§ **Your task**:
Take the lines of the data below from the very first through the line containing "def Y(py): return 1 - py / H" and output them exactly, pictures excluded.

§ **Supplied data**:

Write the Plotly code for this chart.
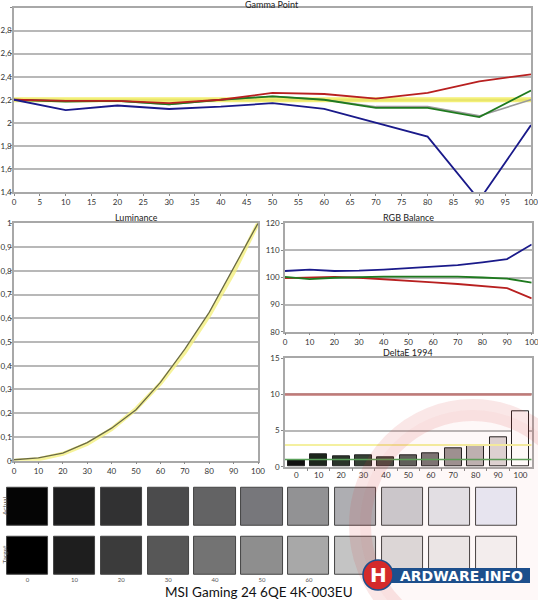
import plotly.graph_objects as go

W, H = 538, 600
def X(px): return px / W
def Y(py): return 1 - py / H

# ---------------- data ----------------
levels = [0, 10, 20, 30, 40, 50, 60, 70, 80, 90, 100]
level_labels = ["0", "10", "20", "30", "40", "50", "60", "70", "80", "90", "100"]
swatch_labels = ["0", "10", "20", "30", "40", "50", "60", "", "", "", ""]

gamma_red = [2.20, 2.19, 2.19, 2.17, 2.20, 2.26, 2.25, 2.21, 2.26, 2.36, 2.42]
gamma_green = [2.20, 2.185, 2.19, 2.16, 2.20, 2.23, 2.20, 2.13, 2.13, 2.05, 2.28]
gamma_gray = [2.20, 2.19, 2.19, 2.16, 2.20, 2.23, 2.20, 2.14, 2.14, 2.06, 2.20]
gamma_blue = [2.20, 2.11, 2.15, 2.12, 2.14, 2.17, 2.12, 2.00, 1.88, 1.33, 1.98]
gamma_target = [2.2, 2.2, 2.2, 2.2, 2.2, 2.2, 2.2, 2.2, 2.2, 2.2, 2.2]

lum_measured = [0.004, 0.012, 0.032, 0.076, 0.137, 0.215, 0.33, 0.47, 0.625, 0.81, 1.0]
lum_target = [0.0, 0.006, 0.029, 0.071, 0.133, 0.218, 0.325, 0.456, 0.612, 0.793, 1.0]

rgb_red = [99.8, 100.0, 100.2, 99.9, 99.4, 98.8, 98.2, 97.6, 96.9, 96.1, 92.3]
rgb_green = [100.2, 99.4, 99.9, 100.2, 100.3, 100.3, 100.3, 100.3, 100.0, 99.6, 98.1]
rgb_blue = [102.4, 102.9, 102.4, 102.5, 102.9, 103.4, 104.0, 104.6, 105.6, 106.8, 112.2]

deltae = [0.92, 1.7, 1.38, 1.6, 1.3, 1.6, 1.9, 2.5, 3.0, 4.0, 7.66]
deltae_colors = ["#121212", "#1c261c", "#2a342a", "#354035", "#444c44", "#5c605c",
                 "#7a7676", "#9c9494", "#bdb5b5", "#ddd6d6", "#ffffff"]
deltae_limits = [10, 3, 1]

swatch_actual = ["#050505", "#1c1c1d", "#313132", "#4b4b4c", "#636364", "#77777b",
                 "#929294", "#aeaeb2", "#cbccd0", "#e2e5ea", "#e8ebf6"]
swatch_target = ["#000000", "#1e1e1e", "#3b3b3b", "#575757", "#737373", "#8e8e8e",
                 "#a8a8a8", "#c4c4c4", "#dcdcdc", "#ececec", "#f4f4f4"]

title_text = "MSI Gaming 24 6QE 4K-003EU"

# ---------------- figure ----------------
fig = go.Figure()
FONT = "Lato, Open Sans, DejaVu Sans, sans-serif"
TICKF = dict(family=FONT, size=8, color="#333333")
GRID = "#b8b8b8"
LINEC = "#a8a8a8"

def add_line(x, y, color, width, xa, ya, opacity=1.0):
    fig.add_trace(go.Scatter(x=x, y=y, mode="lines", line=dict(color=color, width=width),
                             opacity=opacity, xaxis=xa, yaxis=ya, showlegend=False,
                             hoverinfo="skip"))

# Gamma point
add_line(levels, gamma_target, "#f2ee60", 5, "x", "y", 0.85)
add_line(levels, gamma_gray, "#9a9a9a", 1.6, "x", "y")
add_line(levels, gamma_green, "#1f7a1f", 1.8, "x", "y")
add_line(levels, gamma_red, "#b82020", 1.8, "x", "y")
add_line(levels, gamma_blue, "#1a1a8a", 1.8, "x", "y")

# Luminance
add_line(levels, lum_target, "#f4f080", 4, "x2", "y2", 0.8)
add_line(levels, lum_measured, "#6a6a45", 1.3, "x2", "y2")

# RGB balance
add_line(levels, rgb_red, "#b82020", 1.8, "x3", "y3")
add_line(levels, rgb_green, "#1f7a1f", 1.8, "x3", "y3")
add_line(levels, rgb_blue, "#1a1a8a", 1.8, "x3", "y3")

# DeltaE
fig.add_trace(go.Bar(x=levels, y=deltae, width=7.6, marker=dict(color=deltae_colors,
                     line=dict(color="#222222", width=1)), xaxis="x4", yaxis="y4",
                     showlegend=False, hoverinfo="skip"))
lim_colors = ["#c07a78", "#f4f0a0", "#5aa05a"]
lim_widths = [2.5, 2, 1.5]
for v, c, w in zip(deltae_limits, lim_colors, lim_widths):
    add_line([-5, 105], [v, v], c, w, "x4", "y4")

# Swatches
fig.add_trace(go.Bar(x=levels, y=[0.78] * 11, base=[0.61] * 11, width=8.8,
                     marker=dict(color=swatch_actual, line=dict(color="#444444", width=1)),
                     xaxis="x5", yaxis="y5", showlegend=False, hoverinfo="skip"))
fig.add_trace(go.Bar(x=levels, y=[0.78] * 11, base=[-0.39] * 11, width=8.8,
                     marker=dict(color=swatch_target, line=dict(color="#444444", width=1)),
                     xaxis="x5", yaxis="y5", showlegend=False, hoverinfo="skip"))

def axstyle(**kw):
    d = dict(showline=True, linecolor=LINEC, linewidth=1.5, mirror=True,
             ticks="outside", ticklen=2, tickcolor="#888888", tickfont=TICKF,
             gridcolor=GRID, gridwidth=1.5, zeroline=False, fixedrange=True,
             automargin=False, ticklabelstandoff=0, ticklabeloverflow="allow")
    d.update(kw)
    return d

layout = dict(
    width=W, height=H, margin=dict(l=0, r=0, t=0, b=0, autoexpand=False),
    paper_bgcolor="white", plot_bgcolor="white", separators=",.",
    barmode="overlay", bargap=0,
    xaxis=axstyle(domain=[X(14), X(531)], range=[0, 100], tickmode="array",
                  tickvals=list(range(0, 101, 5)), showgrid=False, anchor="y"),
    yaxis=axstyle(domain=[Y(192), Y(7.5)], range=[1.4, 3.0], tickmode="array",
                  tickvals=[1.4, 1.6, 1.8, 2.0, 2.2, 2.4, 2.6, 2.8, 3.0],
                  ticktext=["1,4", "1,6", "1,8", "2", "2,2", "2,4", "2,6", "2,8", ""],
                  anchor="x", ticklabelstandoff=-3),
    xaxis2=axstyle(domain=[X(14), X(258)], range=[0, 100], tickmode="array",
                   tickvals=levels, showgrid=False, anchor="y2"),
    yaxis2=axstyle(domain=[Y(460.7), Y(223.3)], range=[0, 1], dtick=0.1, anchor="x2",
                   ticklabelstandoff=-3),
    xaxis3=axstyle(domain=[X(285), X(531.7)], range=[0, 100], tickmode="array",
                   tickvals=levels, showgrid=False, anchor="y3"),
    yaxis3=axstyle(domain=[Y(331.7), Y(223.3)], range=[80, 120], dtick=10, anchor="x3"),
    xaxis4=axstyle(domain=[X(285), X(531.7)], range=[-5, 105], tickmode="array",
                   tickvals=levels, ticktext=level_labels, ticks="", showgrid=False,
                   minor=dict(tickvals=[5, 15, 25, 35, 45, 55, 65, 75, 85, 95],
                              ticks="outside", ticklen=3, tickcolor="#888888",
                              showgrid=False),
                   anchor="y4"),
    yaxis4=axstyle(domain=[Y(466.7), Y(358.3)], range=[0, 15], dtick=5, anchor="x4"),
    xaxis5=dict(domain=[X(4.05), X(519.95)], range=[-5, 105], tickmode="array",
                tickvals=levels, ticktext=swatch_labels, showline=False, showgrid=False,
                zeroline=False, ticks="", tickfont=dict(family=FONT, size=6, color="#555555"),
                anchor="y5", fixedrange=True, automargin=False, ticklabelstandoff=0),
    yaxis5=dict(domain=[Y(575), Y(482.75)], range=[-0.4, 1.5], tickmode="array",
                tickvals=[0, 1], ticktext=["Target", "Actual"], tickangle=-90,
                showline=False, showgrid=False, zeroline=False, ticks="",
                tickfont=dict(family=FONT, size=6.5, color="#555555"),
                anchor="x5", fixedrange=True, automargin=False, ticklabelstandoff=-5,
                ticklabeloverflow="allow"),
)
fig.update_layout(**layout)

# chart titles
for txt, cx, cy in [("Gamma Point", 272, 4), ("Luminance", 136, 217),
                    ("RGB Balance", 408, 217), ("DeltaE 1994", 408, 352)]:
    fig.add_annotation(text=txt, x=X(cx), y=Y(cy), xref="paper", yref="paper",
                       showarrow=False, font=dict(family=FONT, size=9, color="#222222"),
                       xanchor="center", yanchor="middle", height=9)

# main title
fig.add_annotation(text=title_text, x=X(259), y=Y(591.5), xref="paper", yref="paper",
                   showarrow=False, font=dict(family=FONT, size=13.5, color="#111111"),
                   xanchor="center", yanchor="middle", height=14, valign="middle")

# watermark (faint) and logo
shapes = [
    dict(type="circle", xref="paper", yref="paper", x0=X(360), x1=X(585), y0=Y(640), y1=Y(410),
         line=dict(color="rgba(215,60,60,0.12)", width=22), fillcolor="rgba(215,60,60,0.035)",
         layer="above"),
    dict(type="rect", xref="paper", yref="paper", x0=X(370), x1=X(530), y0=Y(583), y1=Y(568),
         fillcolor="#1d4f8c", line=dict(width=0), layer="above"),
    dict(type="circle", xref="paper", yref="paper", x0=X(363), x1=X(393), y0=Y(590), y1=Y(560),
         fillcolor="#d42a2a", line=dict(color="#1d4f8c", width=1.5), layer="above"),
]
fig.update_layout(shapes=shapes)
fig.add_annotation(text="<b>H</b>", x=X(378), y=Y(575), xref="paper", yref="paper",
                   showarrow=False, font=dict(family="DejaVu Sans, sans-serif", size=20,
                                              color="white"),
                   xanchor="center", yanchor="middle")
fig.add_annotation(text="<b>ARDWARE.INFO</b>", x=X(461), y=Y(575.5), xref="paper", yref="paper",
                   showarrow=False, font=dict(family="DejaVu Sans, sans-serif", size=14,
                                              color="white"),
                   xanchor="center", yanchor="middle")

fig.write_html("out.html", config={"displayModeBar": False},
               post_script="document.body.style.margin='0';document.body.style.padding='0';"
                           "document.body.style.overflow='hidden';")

§ **Solution for this exercise**:
Write the Plotly code for this chart.
import plotly.graph_objects as go

W, H = 538, 600
def X(px): return px / W
def Y(py): return 1 - py / H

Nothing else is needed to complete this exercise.